Correct me if I’m wrong, but much of what I’m writing here could apply to Houston, in part (though Houston has seemed more gallery-grounded than Dallas all along) and it certainly applies to Austin, which has always struggled to establish a gallery system, and San Antonio, too, which is in an exciting kind of art growth spurt of its own.
It used to be that the galleries “broke” the new artists, like record labels broke music performers. And generally the natural procession was that the artists are out in front of all trends, followed closely by the galleries that capture that energy and commercialize it for their collectors, followed by the museums who solidify the artists’ legacies. These old pathways are being tested and reshaped daily in this weird economy, locally and otherwise.

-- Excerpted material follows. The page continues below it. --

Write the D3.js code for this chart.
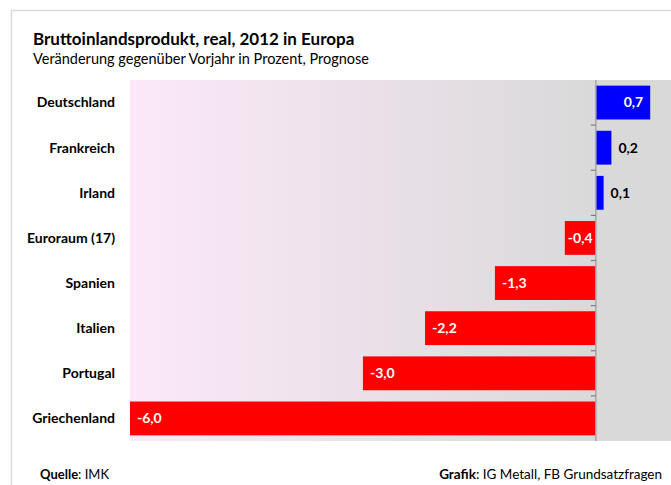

The slippage in the old system is perhaps more pronounced in newer, entrepreneurial cities like Dallas, anyway: Dallas never really got its gallery scene on the international map, despite the various galleries trooping off to the art fairs in Miami and New York every year. The established galleries here are diligent, curatorial, and respectable. They’re not known for taking crazy risks. Why would they?
I’d like to hear from both artists and gallerists about how their traditional partnerships are changing, evolving or dissolving, or how many new grads are gunning for traditional gallery shows anymore. We don’t know what the Texas art market will look like even five years from now, let alone ten or twenty, and maybe this is for the best. For the moment, all I can report on is what I’m seeing and feeling in Dallas, which is that 1) “Sundowner” artists and Circuit 12 are engaged in kind of consensual artist-gallery one-night stand; 2) Dallas artists are getting good at this kind of arrangement, and 3) the ArtPrize will solidify this kind of hookup culture in the region. I have no problem with this.
(Edited to add Pierre Krause to the list of local artists’ names in the first paragraph.)